In der etwas eigenwilligen Übersetzung des heutigen Evangeliums, nämlich der des Bibelwissenschaftlers Fridolin Stier, heißt es:
Kommt, nur ihr für euch,
an einen öden Ort und ruht ein wenig!
Und so fuhren sie an einen öden Ort - abseits.
Da begegnet uns auch dieses Abseits.
Der Menschen und des Trubels ist so viel, dass Jesus seine Jünger zur Seite nimmt, um mit ihnen allein zu sein. An einem öden Ort, abseits der Menschenmengen.
Die Verkündigung der Frohen Botschaft hat die Jünger ganz schön geschafft und nach den zurückliegenden Strapazen ist nun etwas Ruhe und Verschnaufen angesagt.
Wer viel arbeitet und leistet, muss auch seinen Ausgleich der Ruhe und der Stille haben, um nicht aus dem Gleichgewicht zu geraten.
Kommt, nur ihr für euch,
an einen öden Ort und ruht ein wenig.
Aber wie ist das mit dem „Nur für mich Sein“? Will ich das wirklich?

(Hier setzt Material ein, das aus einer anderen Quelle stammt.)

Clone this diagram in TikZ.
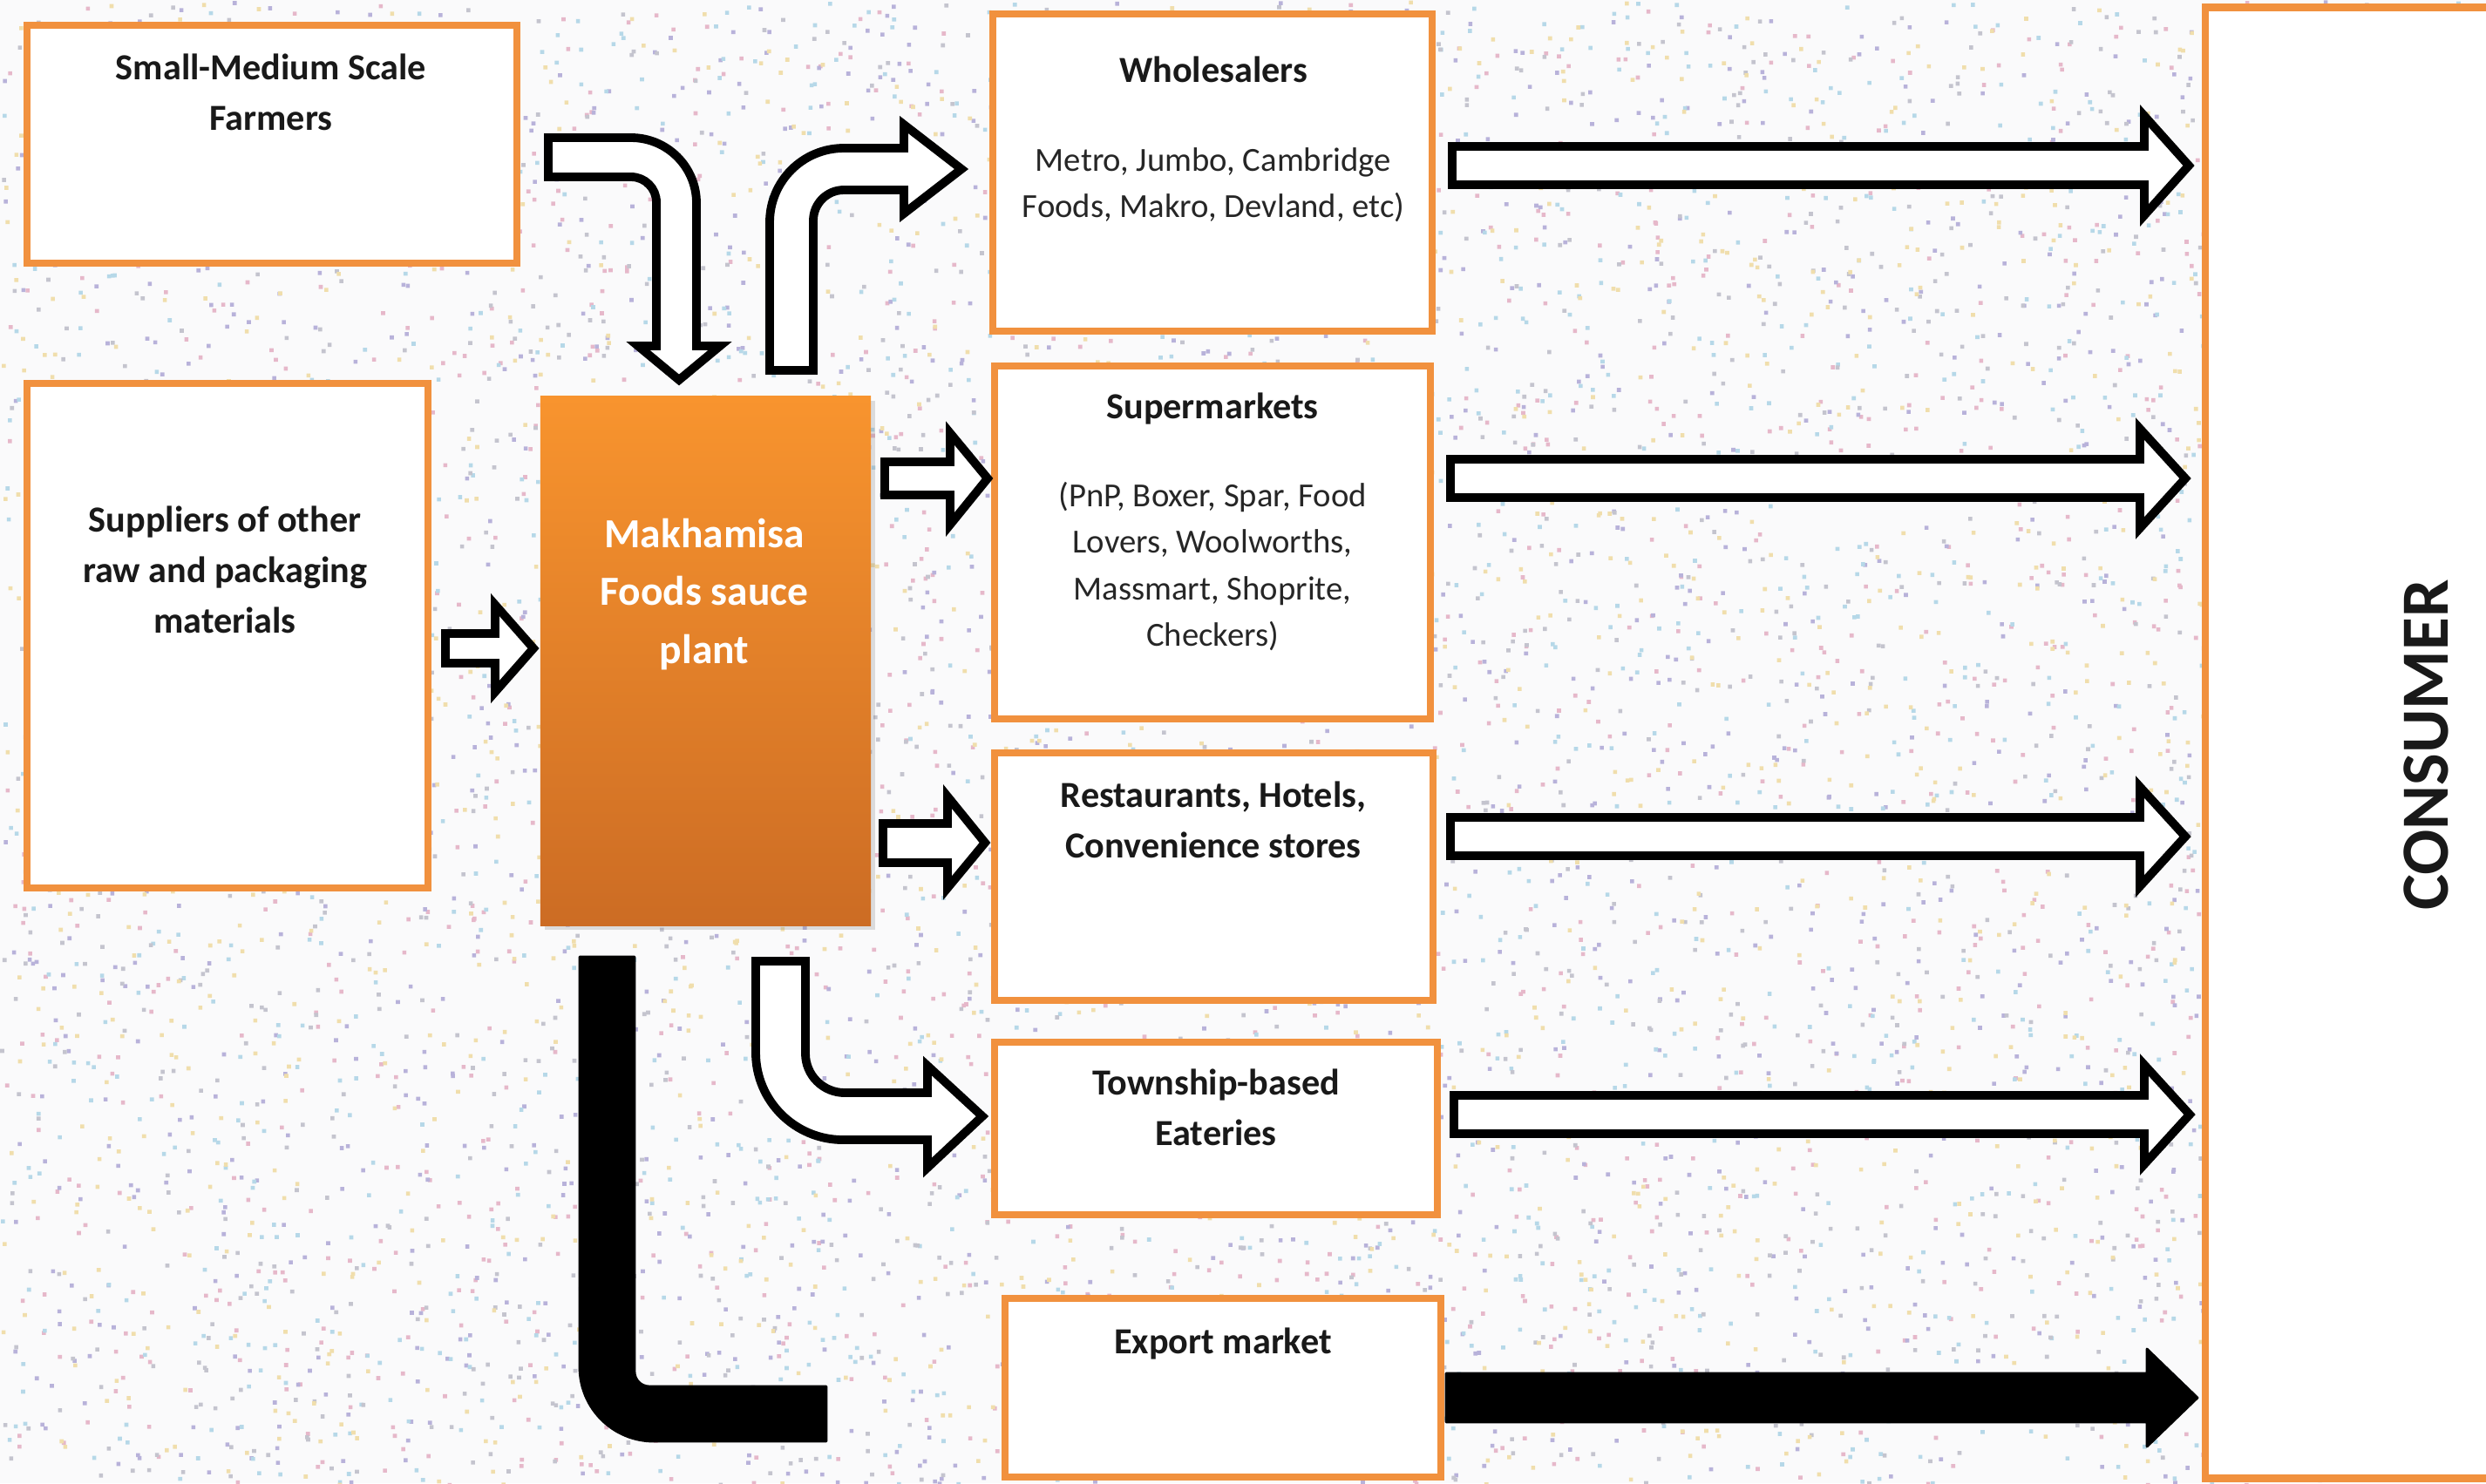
\documentclass[tikz,border=0pt]{standalone}
\usepackage{fontspec}
\setmainfont{Carlito}
\usetikzlibrary{shadows}

\definecolor{boxorange}{RGB}{241,145,62}
\definecolor{plantTop}{RGB}{248,148,46}
\definecolor{plantBot}{RGB}{204,108,36}
\definecolor{bgbase}{RGB}{250,250,251}
\definecolor{dotA}{RGB}{230,184,202}
\definecolor{dotB}{RGB}{184,178,218}
\definecolor{dotC}{RGB}{182,216,232}
\definecolor{dotD}{RGB}{196,196,206}
\definecolor{dotE}{RGB}{240,222,172}

\tikzset{
  box/.style={draw=boxorange, line width=2.3pt, fill=white, inner sep=0pt, outer sep=0pt},
  title/.style={align=center, font=\fontsize{12}{16.5}\selectfont\bfseries, text=black!90, inner sep=0pt},
  detail/.style={align=center, font=\fontsize{11}{15.2}\selectfont, text=black!85, inner sep=0pt},
  hollow/.style={draw=black, fill=white, line width=2.8pt, line join=miter, miter limit=4},
  blackarrow/.style={fill=black, draw=black, line width=0.8pt, line join=round},
}

\begin{document}
\begin{tikzpicture}[x=0.01cm, y=-0.01cm]
\useasboundingbox (0,0) rectangle (2852,1702);

% speckled paper background
\fill[bgbase] (0,0) rectangle (2852,1702);
\pgfmathsetseed{2024}
\foreach \c in {dotA,dotB,dotC,dotD,dotE}{
  \foreach \k in {1,...,7}{
    \fill[\c] \foreach \i in {1,...,250}{ ({rnd*2852},{rnd*1702}) rectangle ++(4.6,4.6) };
  }
}

% boxes
\node[box, minimum width=5.62cm, minimum height=2.73cm] (farm) at (312,165.5) {};
\node[box, minimum width=4.60cm, minimum height=5.79cm] (supp) at (261,729.5) {};
\node[draw=none, top color=plantTop, bottom color=plantBot, inner sep=0pt, outer sep=0pt,
      minimum width=3.79cm, minimum height=6.07cm,
      drop shadow={opacity=0.25, shadow xshift=1.5pt, shadow yshift=-1.5pt}] (plant) at (809.5,758.5) {};
\node[box, minimum width=5.04cm, minimum height=3.64cm] (whole) at (1391,198) {};
\node[box, minimum width=5.00cm, minimum height=4.05cm] (super) at (1391,622.5) {};
\node[box, minimum width=5.03cm, minimum height=2.84cm] (resto) at (1392.5,1006) {};
\node[box, minimum width=5.08cm, minimum height=1.98cm] (town) at (1395,1295) {};
\node[box, minimum width=5.00cm, minimum height=2.05cm] (export) at (1403,1592.5) {};
\node[box, minimum width=3.40cm, minimum height=16.87cm] (cons) at (2700,852.5) {};

% farmers -> plant (bent down)
\draw[hollow] (629,158) -- (724,158) .. controls (765.4,158) and (799,191.6) .. (799,233)
  -- (799,397) -- (826,397) -- (779,436) -- (732,397) -- (753,397) -- (753,232)
  .. controls (753,216) and (740,203) .. (724,203) -- (629,203) -- cycle;

% plant -> wholesalers (bent up and right)
\draw[hollow] (883,425) -- (883,255) .. controls (883,208) and (921,170) .. (968,170)
  -- (1037,170) -- (1037,143) -- (1103,194) -- (1037,245) -- (1037,218) -- (968,218)
  .. controls (948.7,218) and (933,233.7) .. (933,253) -- (933,425) -- cycle;

% suppliers -> plant
\draw[hollow] (511,727) -- (568,727) -- (568,694) -- (612,744) -- (568,794) -- (568,761) -- (511,761) -- cycle;

% plant -> supermarkets
\draw[hollow] (1015,530) -- (1090,530) -- (1090,497) -- (1133,549) -- (1090,602) -- (1090,568) -- (1015,568) -- cycle;

% plant -> restaurants
\draw[hollow] (1013,945) -- (1087,945) -- (1087,914) -- (1130,967) -- (1087,1019) -- (1087,990) -- (1013,990) -- cycle;

% plant -> township eateries (bent down and right)
\draw[hollow] (867,1103) -- (924,1103) -- (924,1209) .. controls (924,1233.8) and (944.2,1254) .. (969,1254)
  -- (1064,1254) -- (1064,1223) -- (1127,1281) -- (1064,1340) -- (1064,1308) -- (967,1308)
  .. controls (911.8,1308) and (867,1263.2) .. (867,1208) -- cycle;

% plant -> export (solid bar)
\filldraw[blackarrow] (665,1098) -- (728,1098) -- (728,1574) .. controls (728,1583.4) and (735.6,1591) .. (745,1591)
  -- (948,1591) -- (948,1654) -- (750,1654) .. controls (703.1,1654) and (665,1615.9) .. (665,1569) -- cycle;

% channels -> consumer
\draw[hollow] (1666,168) -- (2460,168) -- (2460,133) -- (2511,190) -- (2460,247) -- (2460,212) -- (1666,212) -- cycle;
\draw[hollow] (1664,527) -- (2455,527) -- (2455,492) -- (2507,549) -- (2455,606) -- (2455,571) -- (1664,571) -- cycle;
\draw[hollow] (1664,938) -- (2455,938) -- (2455,903) -- (2507,960) -- (2455,1017) -- (2455,982) -- (1664,982) -- cycle;
\draw[hollow] (1668,1257) -- (2460,1257) -- (2460,1222) -- (2512,1279) -- (2460,1336) -- (2460,1301) -- (1668,1301) -- cycle;
\filldraw[blackarrow] (1659,1576) -- (2463,1576) -- (2463,1548) -- (2521,1604) -- (2463,1660) -- (2463,1632) -- (1659,1632) -- cycle;

% texts
\node[title] (farmT) at (311,106) {Small-Medium Scale\\Farmers};
\node[title] (suppT) at (258,654) {Suppliers of other\\raw and packaging\\materials};
\node[align=center, font=\fontsize{13.5}{18.8}\selectfont\bfseries, text=white, inner sep=0pt] (plantT) at (808,682) {Makhamisa\\Foods sauce\\plant};
\node[title] (wholeT) at (1392,80) {Wholesalers};
\node[detail] (wholeD) at (1392,212) {Metro, Jumbo, Cambridge\\Foods, Makro, Devland, etc)};
\node[title] (superT) at (1391,469) {Supermarkets};
\node[detail] (superD) at (1391,650) {(PnP, Boxer, Spar, Food\\Lovers, Woolworths,\\Massmart, Shoprite,\\Checkers)};
\node[title] (restoT) at (1392,941) {Restaurants, Hotels,\\Convenience stores};
\node[title] (townT) at (1395,1271) {Township-based\\Eateries};
\node[title] (exportT) at (1403,1542) {Export market};
\node[rotate=90, font=\fontsize{22}{26}\selectfont\bfseries, text=black!90, inner sep=0pt] (consT) at (2783,855) {CONSUMER};
\end{tikzpicture}
\end{document}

Wann kann von mir behauptet werden, jetzt bin ich nur für sich da? Jetzt trete ich einmal ins Abseits aus der Tretmühle des Alltags mit seinen Verpflichtungen hinaus?
Wenn Sie es können - herzlichen Glückwunsch!
Wenn nicht, sind Sie wohl in guter Gesellschaft. In Gesellschaft der vielen, die sich mit dem Ausruhen, mit dem Sich-ins-Abseits-Stellen ganz schön schwer tun.
Die einen wissen plötzlich nichts mehr mit sich anzufangen.
Keine Ablenkung, keine Aufgaben, kein Sich-beweisen können.
Die anderen betrügen sich mit der Aussage: "Ich muss immer nur für andere da sein. Ohne mich geht nichts!" Bei allem Respekt vor dem selbstlosen Einsatz vieler für ihre Mit-menschen - aber ist das nicht eine große Selbstüberschätzung, und oft nur Ausdruck für die mangelnde Fähigkeit, sich selbst gut zu sein?
Vielleicht nehmen Sie sich in dieser Ferienzeit einmal die Freiheit, sich ins „Abseits“ zu stellen.
Und dazu noch den Mut, ohne Fernsehen, ohne Radio, ohne Handy, ohne Buch, ohne handwerkliche Betätigung eine bestimmte Zeit nur für sich zu sein. An einem „öden“ Ort, da, wo mich nichts ablenken kann.
Einfach zu sein, zu leben, und sich geborgen und bejaht zu fühlen. Nichts beweisen zu müssen, weder sich noch den anderen, noch Gott selbst. Das kann gerade am Beginn ganz schön anstrengend sein und einiges an Selbstüberwindung kosten. Aber es führt uns auch zu neuen und unentbehrlichen Seiten unseres Lebens.
Wenn wir uns so immer wieder einmal ins Abseits stellen, um Luft zu holen, um uns unseres Lebens zu erfreuen, um zweck-frei und dankbar das Leben zu spüren und genießen,
dann pfeift auch keiner das Spiel ab.
Im Gegenteil: wir werden neuen Geschmack am Leben, am miteinander und an Gott finden.
Aus dem Vorhaben Jesu und der Jünger für sich an einem einsamen Ort zu sein, ist damals nichts geworden. Das tröstet uns, wenn aus unserem Vorhaben, die Ruhe zu suchen, einmal nichts wird. Aber es heißt noch lange nicht, dass es nicht trotzdem lebensnotwendig für uns wäre und die Einladung Jesu, zur Ruhe zu kommen und einmal ins Abseits zu treten, Bestand behält. Eine gute Woche Ihnen allen!